When I am having a mountain top experience and know that the valley is just around the corner. And when I’m in the valley I know that all I have to do is look up. Like the country gospel song says, “God of the mountain is still God in the valley.”
Enjoying the lasts also brought me to a time of reminiscing about the firsts. When I dropped my oldest child off at preschool for the first time he darted off to play with barely a wave goodbye. As I slowly walked back to my car I waited for that little, “Momma, don’t leave me.” It never came. Instead I sat in my car until my tears dried enough so I could drive home.
Excitedly I picked my son up after three long hours of waiting for school to end, only to have him cry to stay longer. I was devastated.
I thought about the first time I could go grocery shopping by myself after my second child started preschool. Thinking of all the things I could get done while she was at school. Things get easier with the second child.

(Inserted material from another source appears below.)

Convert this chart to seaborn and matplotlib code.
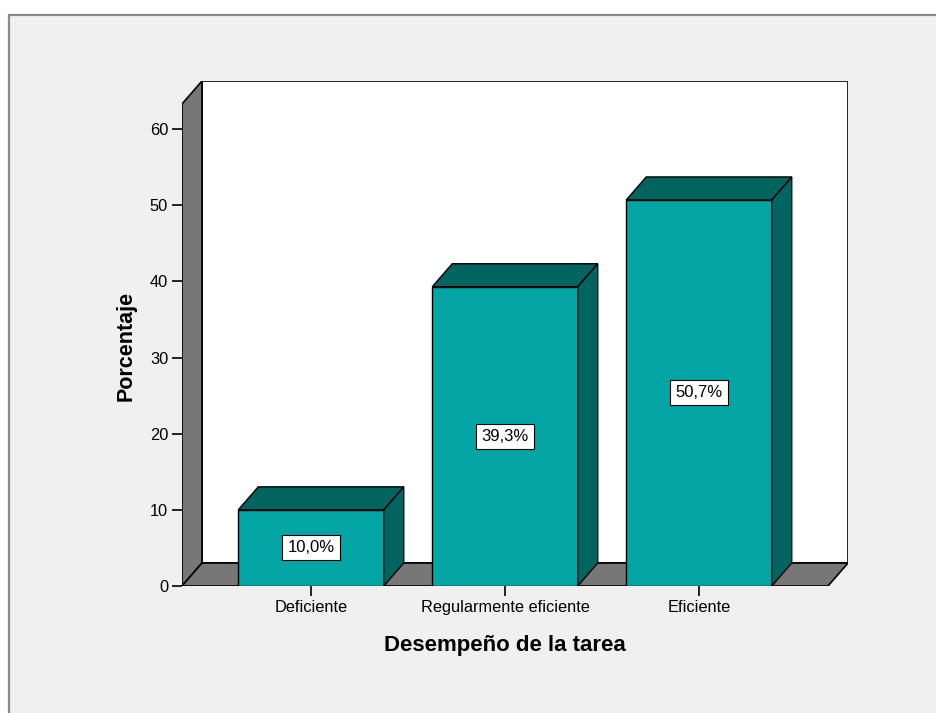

I thought back to the first note my son, now a music education major at Dixie State College, played out of his rented trumpet when he was in the sixth grade. I remember yelling from the kitchen, “Who let the elephant in the house?”
As we move to the next phase of parenting adults, as opposed to children, I’m reminded of Proverbs 22:6, which reads: “Train up a child in the way he should go, and when he is old he will not turn from it.”
In time we will again experience those firsts. Though I’m not pushing it, we will someday have a child get married, and have a first grandchild. It’s called the cycle of life.